The marriage ended, and she and her young twins moved back to Pennsylvania. “They’re nine now, a boy and a girl, Grady and Paige,” she says. “They were born in the middle of the night, Grady on August 26 and Paige on the 27th, so they each have their own birthday.”
While getting herself re-established as a photographer, she worked as the children’s program administrator at the Wayne Art Center. Morgan’s mother is a painter, so Morgan is connected to the area art scene and has her photos represented in local art galleries. Eventually, though, she began to build her own freelance business, gaining contacts and expanding her portfolio.
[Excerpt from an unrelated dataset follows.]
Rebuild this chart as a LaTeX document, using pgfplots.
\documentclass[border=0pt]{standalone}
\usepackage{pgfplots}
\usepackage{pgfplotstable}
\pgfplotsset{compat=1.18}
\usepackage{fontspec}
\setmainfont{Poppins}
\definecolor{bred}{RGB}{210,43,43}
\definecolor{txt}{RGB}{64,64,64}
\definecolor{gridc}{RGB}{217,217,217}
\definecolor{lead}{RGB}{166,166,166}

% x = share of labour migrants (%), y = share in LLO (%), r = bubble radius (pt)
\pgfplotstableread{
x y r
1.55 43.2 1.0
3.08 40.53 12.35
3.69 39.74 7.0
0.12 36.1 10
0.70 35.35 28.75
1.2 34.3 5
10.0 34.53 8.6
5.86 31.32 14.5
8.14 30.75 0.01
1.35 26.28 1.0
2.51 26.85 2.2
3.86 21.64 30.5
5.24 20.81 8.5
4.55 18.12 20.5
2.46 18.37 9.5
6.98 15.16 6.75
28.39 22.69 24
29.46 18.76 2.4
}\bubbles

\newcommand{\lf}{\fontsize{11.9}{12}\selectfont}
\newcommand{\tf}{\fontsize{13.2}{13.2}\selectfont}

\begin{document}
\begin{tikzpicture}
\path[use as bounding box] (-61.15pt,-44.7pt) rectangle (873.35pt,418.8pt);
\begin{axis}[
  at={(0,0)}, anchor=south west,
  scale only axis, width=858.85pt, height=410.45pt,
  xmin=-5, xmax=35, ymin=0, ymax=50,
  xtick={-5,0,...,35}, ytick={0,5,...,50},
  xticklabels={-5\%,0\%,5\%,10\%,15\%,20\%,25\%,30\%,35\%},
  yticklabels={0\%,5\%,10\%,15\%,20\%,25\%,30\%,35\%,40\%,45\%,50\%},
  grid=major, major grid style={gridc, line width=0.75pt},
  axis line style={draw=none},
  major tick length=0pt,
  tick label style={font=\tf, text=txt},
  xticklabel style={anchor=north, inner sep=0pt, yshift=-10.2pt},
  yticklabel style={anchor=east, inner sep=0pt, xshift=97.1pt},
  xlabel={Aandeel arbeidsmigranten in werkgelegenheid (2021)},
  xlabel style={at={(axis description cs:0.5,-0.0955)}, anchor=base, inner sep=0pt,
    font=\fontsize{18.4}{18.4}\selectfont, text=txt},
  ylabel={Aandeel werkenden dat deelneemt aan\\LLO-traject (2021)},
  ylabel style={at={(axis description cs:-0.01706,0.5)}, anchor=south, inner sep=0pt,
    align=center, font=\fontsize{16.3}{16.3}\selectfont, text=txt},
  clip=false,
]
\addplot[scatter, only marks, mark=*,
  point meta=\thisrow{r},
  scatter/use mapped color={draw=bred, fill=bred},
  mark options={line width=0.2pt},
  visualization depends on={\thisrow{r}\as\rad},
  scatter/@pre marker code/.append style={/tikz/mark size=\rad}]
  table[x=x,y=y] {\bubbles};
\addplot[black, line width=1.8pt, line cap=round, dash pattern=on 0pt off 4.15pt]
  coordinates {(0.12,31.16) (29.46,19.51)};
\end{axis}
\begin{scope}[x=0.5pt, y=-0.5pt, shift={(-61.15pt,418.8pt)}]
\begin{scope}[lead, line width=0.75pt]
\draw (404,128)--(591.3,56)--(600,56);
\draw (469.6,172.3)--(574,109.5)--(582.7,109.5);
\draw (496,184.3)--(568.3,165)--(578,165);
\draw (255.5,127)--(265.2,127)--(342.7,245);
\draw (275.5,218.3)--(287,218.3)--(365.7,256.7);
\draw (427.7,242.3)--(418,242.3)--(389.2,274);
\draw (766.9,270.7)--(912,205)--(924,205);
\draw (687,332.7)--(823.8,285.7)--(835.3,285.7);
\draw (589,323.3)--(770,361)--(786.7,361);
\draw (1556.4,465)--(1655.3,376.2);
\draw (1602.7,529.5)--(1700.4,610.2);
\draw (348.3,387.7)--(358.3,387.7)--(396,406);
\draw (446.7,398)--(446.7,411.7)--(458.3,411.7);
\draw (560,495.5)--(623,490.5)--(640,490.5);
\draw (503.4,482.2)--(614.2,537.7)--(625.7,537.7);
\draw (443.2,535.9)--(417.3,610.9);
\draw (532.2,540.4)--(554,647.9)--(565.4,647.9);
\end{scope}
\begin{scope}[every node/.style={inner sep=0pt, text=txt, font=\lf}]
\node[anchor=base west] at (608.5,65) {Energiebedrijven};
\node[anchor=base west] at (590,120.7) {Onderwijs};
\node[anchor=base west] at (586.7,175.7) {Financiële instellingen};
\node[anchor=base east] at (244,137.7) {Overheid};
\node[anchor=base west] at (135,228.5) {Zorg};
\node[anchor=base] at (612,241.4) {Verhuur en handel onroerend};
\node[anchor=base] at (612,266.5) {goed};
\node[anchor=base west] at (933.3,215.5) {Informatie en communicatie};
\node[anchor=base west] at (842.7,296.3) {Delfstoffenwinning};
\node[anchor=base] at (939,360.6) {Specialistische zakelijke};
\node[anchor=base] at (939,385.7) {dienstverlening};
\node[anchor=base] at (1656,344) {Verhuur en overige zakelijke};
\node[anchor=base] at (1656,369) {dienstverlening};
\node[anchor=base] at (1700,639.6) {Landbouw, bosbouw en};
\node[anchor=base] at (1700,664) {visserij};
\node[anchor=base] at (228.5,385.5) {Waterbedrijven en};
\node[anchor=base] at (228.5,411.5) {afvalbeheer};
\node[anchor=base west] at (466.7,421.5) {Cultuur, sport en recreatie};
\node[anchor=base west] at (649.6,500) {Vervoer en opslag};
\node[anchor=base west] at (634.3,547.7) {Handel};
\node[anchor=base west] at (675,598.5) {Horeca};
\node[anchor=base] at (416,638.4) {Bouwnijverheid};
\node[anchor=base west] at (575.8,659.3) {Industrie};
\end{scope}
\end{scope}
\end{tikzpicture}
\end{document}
Her experience with the deadline demands of photojournalism, the opportunity to be immersed in longterm projects, and the training and experience in fine art photography has left Morgan with an esthetic uniquely her own.
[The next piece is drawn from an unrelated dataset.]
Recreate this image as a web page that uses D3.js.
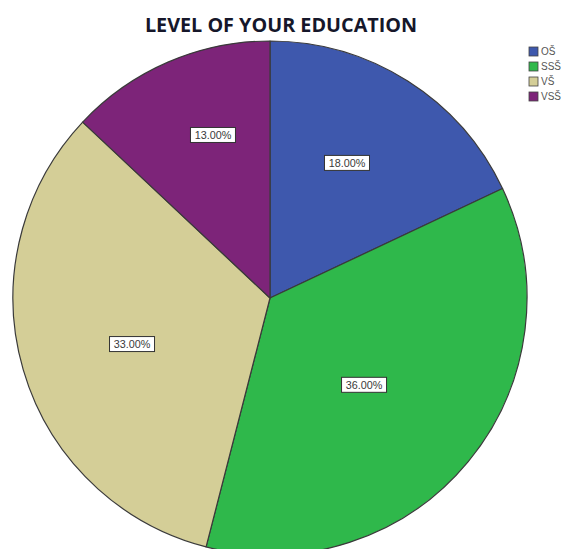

Morgan shoots in black-and-white, but handpaints the photos where she wants color. The edges of finished prints are framed in rough, oreo strips of black-and-white. While many are stand-alone studies—the distance between lens and object carefully calculated—some of her best works are groupings of six-to-eight varied but coordinated shots of a single topic. She may be a photographer, but she has the eye of an art director.
With these groupings, Morgan says she “hearkens back to journalism. I like to tell a little story” of what she has gleaned from her rolls of film. “I approach every job like it’s art photography, and I look for the beauty. What’s wrong with that,” she asks rhetorically.
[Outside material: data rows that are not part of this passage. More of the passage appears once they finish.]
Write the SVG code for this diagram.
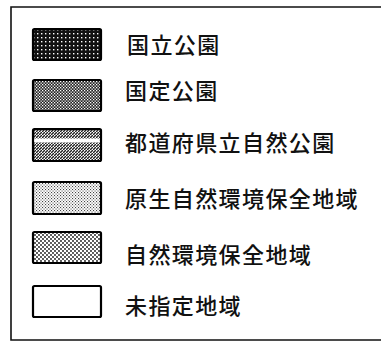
<svg xmlns="http://www.w3.org/2000/svg" width="381" height="343" viewBox="0 0 381 343">
<style>
.sw{stroke:#000;stroke-width:2.2}
.lb{font-family:"Noto Sans CJK JP","Noto Sans CJK SC",sans-serif;font-size:22px;font-weight:500;fill:#111;letter-spacing:1.4px}
.frame{fill:none;stroke:#111;stroke-width:1.6}
</style>
<defs>
<pattern id="p1" width="4" height="4" patternUnits="userSpaceOnUse">
<rect width="4" height="4" fill="#111"/>
<rect x="1" y="1" width="1.4" height="1.4" fill="#fff"/>
</pattern>
<pattern id="p2" width="3" height="3" patternUnits="userSpaceOnUse">
<rect width="3" height="3" fill="#222"/>
<rect x="0" y="0" width="1.3" height="1.3" fill="#fff"/>
<rect x="1.5" y="1.5" width="1.3" height="1.3" fill="#fff"/>
</pattern>
<pattern id="p3" width="3" height="3" patternUnits="userSpaceOnUse">
<rect width="3" height="3" fill="#fff"/>
<path d="M0 3 L3 0" stroke="#222" stroke-width="1.4"/>
</pattern>
<pattern id="p4" width="3" height="3" patternUnits="userSpaceOnUse">
<rect width="3" height="3" fill="#fff"/>
<rect x="0" y="0" width="1.1" height="1.1" fill="#444"/>
<rect x="1.5" y="1.5" width="1.1" height="1.1" fill="#555"/>
</pattern>
<pattern id="p5" width="4" height="4" patternUnits="userSpaceOnUse">
<rect width="4" height="4" fill="#fff"/>
<circle cx="1" cy="1" r="0.9" fill="#111"/>
<circle cx="3" cy="3" r="0.9" fill="#111"/>
</pattern>
</defs>
<rect width="381" height="343" fill="#fff"/>
<path class="frame" d="M381 7 L11 7 L11 340 L381 340"/>
<g id="n1">
<rect class="sw" x="33" y="29" width="68" height="31" rx="1.5" fill="url(#p1)"/>
<text class="lb" x="127" y="53">国立公園</text>
</g>
<g id="n2">
<rect class="sw" x="33" y="80" width="68" height="31" rx="1.5" fill="url(#p2)"/>
<text class="lb" x="125" y="99">国定公園</text>
</g>
<g id="n3">
<rect class="sw" x="33" y="129" width="68" height="32" rx="1.5" fill="url(#p3)"/>
<rect x="34.2" y="138.5" width="65.6" height="4" fill="#fff"/>
<text class="lb" x="125" y="151">都道府県立自然公園</text>
</g>
<g id="n4">
<rect class="sw" x="33" y="182" width="68" height="32" rx="1.5" fill="url(#p4)"/>
<text class="lb" x="125" y="207">原生自然環境保全地域</text>
</g>
<g id="n5">
<rect class="sw" x="33" y="232" width="68" height="31" rx="1.5" fill="url(#p5)"/>
<text class="lb" x="125" y="263">自然環境保全地域</text>
</g>
<g id="n6">
<rect class="sw" x="33" y="286" width="68" height="31" rx="1.5" fill="#fff"/>
<text class="lb" x="125" y="314">未指定地域</text>
</g>
<g id="connectors"/>
</svg>
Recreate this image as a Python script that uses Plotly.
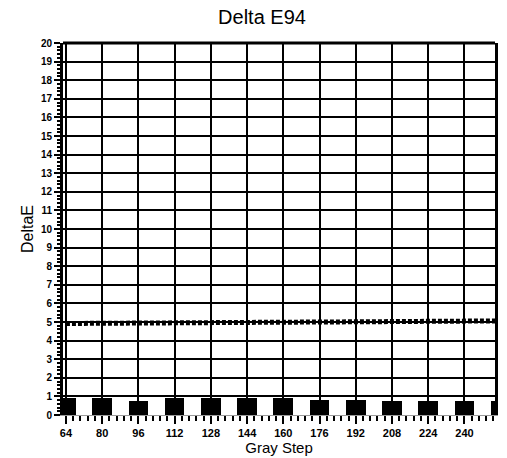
import plotly.graph_objects as go

# Data
bar_steps = [64, 80, 96, 112, 128, 144, 160, 176, 192, 208, 224, 240, 256]
bar_delta_e = [0.92, 0.92, 0.75, 0.92, 0.92, 0.92, 0.92, 0.8, 0.8, 0.75, 0.75, 0.75, 0.75]

line_steps = [64, 80, 96, 112, 128, 144, 160, 176, 192, 208, 224, 240, 256]
line_delta_e = [4.92, 4.94, 4.95, 4.96, 4.97, 4.98, 4.99, 5.0, 5.01, 5.02, 5.04, 5.05, 5.06]

x_ticks = [64, 80, 96, 112, 128, 144, 160, 176, 192, 208, 224, 240]
y_ticks = list(range(0, 21))

FONT = "Liberation Sans, Arial, sans-serif"

W, H = 500, 458

fig = go.Figure()
fig.add_trace(go.Bar(
    x=bar_steps, y=bar_delta_e, width=8.7,
    marker=dict(color="black", line=dict(width=0)),
    showlegend=False,
))
fig.add_trace(go.Scatter(
    x=line_steps, y=line_delta_e, mode="lines",
    line=dict(color="black", width=5, dash="4px,2px"),
    showlegend=False,
))

fig.update_layout(
    width=W, height=H,
    margin=dict(l=63, r=2, t=43, b=43),
    paper_bgcolor="white", plot_bgcolor="white",
    font=dict(family=FONT, color="black"),
    title=dict(text="Delta E94", x=262 / W, xanchor="center",
               y=1 - 17 / H, yanchor="middle", yref="container",
               font=dict(size=20, family=FONT, color="black")),
    bargap=0,
    shapes=[dict(type="line", xref="paper", yref="paper", x0=0, x1=1, y0=1, y1=1,
                 line=dict(color="black", width=3))],
)
fig.update_xaxes(
    range=[62.7, 253.5],
    tickvals=x_ticks, ticktext=[str(v) for v in x_ticks],
    tickfont=dict(size=11, family=FONT, color="black", weight="bold"),
    ticks="outside", ticklen=8, tickwidth=2, tickcolor="black",
    minor=dict(dtick=3.2, tick0=64, ticks="outside", ticklen=5, tickwidth=2,
               tickcolor="black", showgrid=False),
    showgrid=True, gridcolor="black", gridwidth=2,
    showline=True, linecolor="#999999", linewidth=1,
    zeroline=False,
    title=dict(text="Gray Step", standoff=4, font=dict(size=15, family=FONT, color="black")),
)
fig.update_yaxes(
    range=[0, 20],
    tickvals=y_ticks, ticktext=[str(v) for v in y_ticks],
    tickfont=dict(size=10, family=FONT, color="black", weight="bold"),
    ticks="outside", ticklen=6, tickwidth=2, tickcolor="black",
    minor=dict(dtick=0.2, ticks="outside", ticklen=3, tickwidth=1.5,
               tickcolor="black", showgrid=False),
    showgrid=True, gridcolor="black", gridwidth=2,
    showline=True, mirror=True, linecolor="black", linewidth=3,
    zeroline=False,
    title=dict(text="DeltaE", standoff=4, font=dict(size=16, family=FONT, color="black")),
)

fig.write_html("out.html",
               config={"displayModeBar": False},
               post_script="document.body.style.margin='0';document.body.style.overflow='hidden';")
Currently, she is working on several running projects, including ones of animals in pastures, some of them exotic, and photographs of large estates, such as Androssan on the Main Line. She also wants to do one on the aging women, like her mother, from what is called “The Greatest Generation.” Her working title is “Age of Grace.”
But now she is back at work with Delta, who has decided he is going to finally act like the photographer’s model that he is called upon to be from time to time.
With little urging, he leaps onto a hay bale, sits down and raises his noble nose into the air, posing beside the draped flag. A few days later, Morgan has hand-painted one frame from this sequence and adorned it with a black-and-white striped border. She calls it, “For Amber Waves of Grain,” and adds it to her note card series, “Support Our Troops.” A Vietnam veteran saw the shot, she says, and volunteered to frame a print to donate to the Veterans Hospital in Coatesville.
But now, back in the field, she uncoils her lithe frame, rises from the wet ground, and checks her three cameras, wiping the lens of one gently with the tail of her shirt. “I’ve not got everything I want,” she says, “but it’s good enough for now.”
She might well be assessing her career as much as the photo shoot. For, as she approaches 50, Stacey Morgan lives life the way she photographs it—cropped in the camera.